PROBLEM REQUIREMENTS:
Extract the whole listing as it stands. Do not include the pictures.
++++
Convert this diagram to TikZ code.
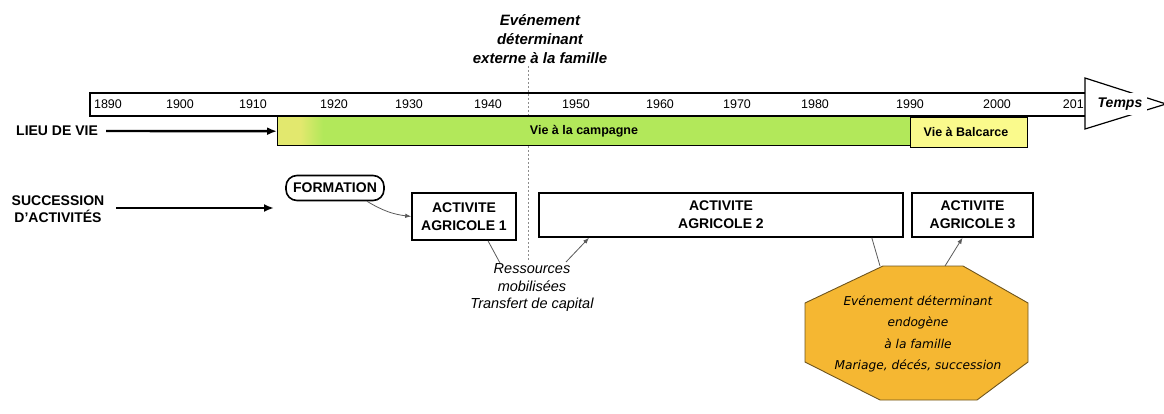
\documentclass[tikz,border=0pt]{standalone}
\usepackage{fontspec}
\setmainfont{Liberation Sans}
\newfontfamily\octfont{DejaVu Sans}
\usetikzlibrary{arrows.meta,calc}
\definecolor{limebar}{RGB}{178,232,90}
\definecolor{limeleft}{RGB}{226,232,110}
\definecolor{balyellow}{RGB}{250,250,140}
\definecolor{octorange}{RGB}{245,183,50}
\definecolor{octborder}{RGB}{110,85,30}
\begin{document}
\begin{tikzpicture}[x=1pt,y=-1pt,
  year/.style={font=\fontsize{12.5}{14}\selectfont, inner sep=0pt},
  barlabel/.style={font=\bfseries\fontsize{12.5}{14}\selectfont, inner sep=0pt},
  sidelabel/.style={font=\bfseries\fontsize{14}{17}\selectfont, align=center, inner sep=0pt},
  actbox/.style={draw, line width=1.6pt, align=center, inner sep=0pt,
    font=\bfseries\fontsize{14}{18}\selectfont},
  note/.style={font=\itshape\fontsize{14.5}{17.5}\selectfont, align=center, inner sep=0pt},
  thickarrow/.style={line width=2.4pt, -{Latex[length=10pt,width=8pt]}},
  thinlink/.style={draw=black!65, line width=0.8pt},
  thinarrow/.style={draw=black!65, line width=0.8pt, -{Latex[length=6pt,width=4.5pt]}}
]
\useasboundingbox (0,0) rectangle (1164,414);

% external event dashed marker
\coordinate (d1) at (528,66);
\coordinate (d2) at (528,262);
\draw[black!45, line width=0.8pt, dash pattern=on 2pt off 2pt] (d1) -- (d2);
\node[note, font=\bfseries\itshape\fontsize{15}{19}\selectfont] (extern) at (540,39)
  {Evénement\\déterminant\\externe à la famille};

% timeline bar
\draw[line width=1.2pt] (1085,93) -- (90,93) -- (90,116) -- (1085,116);
\draw[line width=1.2pt, fill=white] (1085,78) -- (1166,104) -- (1085,129) -- cycle;
\node[fill=white, inner sep=0pt, minimum width=54pt, minimum height=22pt,
  font=\bfseries\itshape\fontsize{14}{17}\selectfont] (temps) at (1120,104) {Temps};

\node[year] (y1890) at (108,104) {1890};
\node[year] (y1900) at (180,104) {1900};
\node[year] (y1910) at (253,104) {1910};
\node[year] (y1920) at (334,104) {1920};
\node[year] (y1930) at (409,104) {1930};
\node[year] (y1940) at (488,104) {1940};
\node[year] (y1950) at (576,104) {1950};
\node[year] (y1960) at (660,104) {1960};
\node[year] (y1970) at (737,104) {1970};
\node[year] (y1980) at (815,104) {1980};
\node[year] (y1990) at (910,104) {1990};
\node[year] (y2000) at (997,104) {2000};
\node[year, anchor=east] (y2010) at (1084,104) {201};

% place of life
\node[fill=limebar, anchor=north west, inner sep=0pt,
  minimum width=633pt, minimum height=28pt] (campagne) at (277,117) {};
\fill[limeleft] (campagne.north west) rectangle ([xshift=24pt]campagne.south west);
\shade[left color=limeleft, right color=limebar]
  ([xshift=23.5pt]campagne.north west) rectangle ([xshift=46pt]campagne.south west);
\draw[line width=1pt] (campagne.north west) rectangle (campagne.south east);
\node[barlabel] (campagnetxt) at (584,131) {Vie à la campagne};
\node[draw, line width=1pt, fill=balyellow, anchor=north west, inner sep=0pt,
  minimum width=117pt, minimum height=30pt] (balcarce) at (910,117) {};
\node[barlabel] (balcarcetxt) at (966,132) {Vie à Balcarce};

\node[sidelabel, anchor=west] (lieu) at (16,131) {LIEU DE VIE};
\draw[thickarrow] (lieu.east) ++(8,0) -- (campagne.west);

% succession of activities
\node[sidelabel] (succ) at (58,209) {SUCCESSION\\D'ACTIVITÉS};
\coordinate (succend) at (274,208);
\draw[thickarrow] ($(succ.east)+(12,-1)$) -- (succend);

\node[draw, line width=1.6pt, rounded corners=11pt, inner sep=0pt,
  minimum width=98pt, minimum height=25pt,
  font=\bfseries\fontsize{14}{17}\selectfont] (form) at (335,188) {FORMATION};
\node[actbox, minimum width=104pt, minimum height=47pt] (aa1) at (464,216.5) {ACTIVITE\\AGRICOLE 1};
\node[actbox, minimum width=364pt, minimum height=44pt] (aa2) at (721,215) {ACTIVITE\\AGRICOLE 2};
\node[actbox, minimum width=121pt, minimum height=44pt] (aa3) at (972.5,215) {ACTIVITE\\AGRICOLE 3};

\draw[thinarrow] ([xshift=32pt]form.south) to[bend right=12] (aa1.west);

% resources
\node[note] (res) at (532,288) {Ressources\\mobilisées\\Transfert de capital};
\coordinate (r1) at (500,263);
\coordinate (r2) at (566,262);
\draw[thinlink] ([xshift=24pt]aa1.south) -- (r1);
\draw[thinarrow] (r2) -- ([xshift=-132pt]aa2.south);

% endogenous event octagon
\coordinate (o1) at (883,266);
\coordinate (o2) at (963,266);
\coordinate (o3) at (1028,303);
\coordinate (o4) at (1028,362);
\coordinate (o5) at (977,400);
\coordinate (o6) at (880,400);
\coordinate (o7) at (805,362);
\coordinate (o8) at (805,303);
\draw[fill=octorange, draw=octborder, line width=0.9pt]
  (o1) -- (o2) -- (o3) -- (o4) -- (o5) -- (o6) -- (o7) -- (o8) -- cycle;
\node[align=center, inner sep=0pt, font=\octfont\itshape\fontsize{12.2}{21.5}\selectfont] (endo)
  at (918,334) {Evénement déterminant\\endogène\\à la famille\\Mariage, décés, succession};

\draw[thinlink] ([xshift=-3pt]o1) -- ([xshift=-32pt]aa2.south east);
\draw[thinarrow] ([xshift=-18pt]o2) -- ([xshift=-10pt]aa3.south);
\end{tikzpicture}
\end{document}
++++
RESPONSE BELOW:
Convert this diagram to TikZ code.
\documentclass[tikz,border=0pt]{standalone}
\usepackage{fontspec}
\setmainfont{Liberation Sans}
\newfontfamily\octfont{DejaVu Sans}
\usetikzlibrary{arrows.meta,calc}
\definecolor{limebar}{RGB}{178,232,90}
\definecolor{limeleft}{RGB}{226,232,110}
\definecolor{balyellow}{RGB}{250,250,140}
\definecolor{octorange}{RGB}{245,183,50}
\definecolor{octborder}{RGB}{110,85,30}
\begin{document}
\begin{tikzpicture}[x=1pt,y=-1pt,
  year/.style={font=\fontsize{12.5}{14}\selectfont, inner sep=0pt},
  barlabel/.style={font=\bfseries\fontsize{12.5}{14}\selectfont, inner sep=0pt},
  sidelabel/.style={font=\bfseries\fontsize{14}{17}\selectfont, align=center, inner sep=0pt},
  actbox/.style={draw, line width=1.6pt, align=center, inner sep=0pt,
    font=\bfseries\fontsize{14}{18}\selectfont},
  note/.style={font=\itshape\fontsize{14.5}{17.5}\selectfont, align=center, inner sep=0pt},
  thickarrow/.style={line width=2.4pt, -{Latex[length=10pt,width=8pt]}},
  thinlink/.style={draw=black!65, line width=0.8pt},
  thinarrow/.style={draw=black!65, line width=0.8pt, -{Latex[length=6pt,width=4.5pt]}}
]
\useasboundingbox (0,0) rectangle (1164,414);

% external event dashed marker
\coordinate (d1) at (528,66);
\coordinate (d2) at (528,262);
\draw[black!45, line width=0.8pt, dash pattern=on 2pt off 2pt] (d1) -- (d2);
\node[note, font=\bfseries\itshape\fontsize{15}{19}\selectfont] (extern) at (540,39)
  {Evénement\\déterminant\\externe à la famille};

% timeline bar
\draw[line width=1.2pt] (1085,93) -- (90,93) -- (90,116) -- (1085,116);
\draw[line width=1.2pt, fill=white] (1085,78) -- (1166,104) -- (1085,129) -- cycle;
\node[fill=white, inner sep=0pt, minimum width=54pt, minimum height=22pt,
  font=\bfseries\itshape\fontsize{14}{17}\selectfont] (temps) at (1120,104) {Temps};

\node[year] (y1890) at (108,104) {1890};
\node[year] (y1900) at (180,104) {1900};
\node[year] (y1910) at (253,104) {1910};
\node[year] (y1920) at (334,104) {1920};
\node[year] (y1930) at (409,104) {1930};
\node[year] (y1940) at (488,104) {1940};
\node[year] (y1950) at (576,104) {1950};
\node[year] (y1960) at (660,104) {1960};
\node[year] (y1970) at (737,104) {1970};
\node[year] (y1980) at (815,104) {1980};
\node[year] (y1990) at (910,104) {1990};
\node[year] (y2000) at (997,104) {2000};
\node[year, anchor=east] (y2010) at (1084,104) {201};

% place of life
\node[fill=limebar, anchor=north west, inner sep=0pt,
  minimum width=633pt, minimum height=28pt] (campagne) at (277,117) {};
\fill[limeleft] (campagne.north west) rectangle ([xshift=24pt]campagne.south west);
\shade[left color=limeleft, right color=limebar]
  ([xshift=23.5pt]campagne.north west) rectangle ([xshift=46pt]campagne.south west);
\draw[line width=1pt] (campagne.north west) rectangle (campagne.south east);
\node[barlabel] (campagnetxt) at (584,131) {Vie à la campagne};
\node[draw, line width=1pt, fill=balyellow, anchor=north west, inner sep=0pt,
  minimum width=117pt, minimum height=30pt] (balcarce) at (910,117) {};
\node[barlabel] (balcarcetxt) at (966,132) {Vie à Balcarce};

\node[sidelabel, anchor=west] (lieu) at (16,131) {LIEU DE VIE};
\draw[thickarrow] (lieu.east) ++(8,0) -- (campagne.west);

% succession of activities
\node[sidelabel] (succ) at (58,209) {SUCCESSION\\D'ACTIVITÉS};
\coordinate (succend) at (274,208);
\draw[thickarrow] ($(succ.east)+(12,-1)$) -- (succend);

\node[draw, line width=1.6pt, rounded corners=11pt, inner sep=0pt,
  minimum width=98pt, minimum height=25pt,
  font=\bfseries\fontsize{14}{17}\selectfont] (form) at (335,188) {FORMATION};
\node[actbox, minimum width=104pt, minimum height=47pt] (aa1) at (464,216.5) {ACTIVITE\\AGRICOLE 1};
\node[actbox, minimum width=364pt, minimum height=44pt] (aa2) at (721,215) {ACTIVITE\\AGRICOLE 2};
\node[actbox, minimum width=121pt, minimum height=44pt] (aa3) at (972.5,215) {ACTIVITE\\AGRICOLE 3};

\draw[thinarrow] ([xshift=32pt]form.south) to[bend right=12] (aa1.west);

% resources
\node[note] (res) at (532,288) {Ressources\\mobilisées\\Transfert de capital};
\coordinate (r1) at (500,263);
\coordinate (r2) at (566,262);
\draw[thinlink] ([xshift=24pt]aa1.south) -- (r1);
\draw[thinarrow] (r2) -- ([xshift=-132pt]aa2.south);

% endogenous event octagon
\coordinate (o1) at (883,266);
\coordinate (o2) at (963,266);
\coordinate (o3) at (1028,303);
\coordinate (o4) at (1028,362);
\coordinate (o5) at (977,400);
\coordinate (o6) at (880,400);
\coordinate (o7) at (805,362);
\coordinate (o8) at (805,303);
\draw[fill=octorange, draw=octborder, line width=0.9pt]
  (o1) -- (o2) -- (o3) -- (o4) -- (o5) -- (o6) -- (o7) -- (o8) -- cycle;
\node[align=center, inner sep=0pt, font=\octfont\itshape\fontsize{12.2}{21.5}\selectfont] (endo)
  at (918,334) {Evénement déterminant\\endogène\\à la famille\\Mariage, décés, succession};

\draw[thinlink] ([xshift=-3pt]o1) -- ([xshift=-32pt]aa2.south east);
\draw[thinarrow] ([xshift=-18pt]o2) -- ([xshift=-10pt]aa3.south);
\end{tikzpicture}
\end{document}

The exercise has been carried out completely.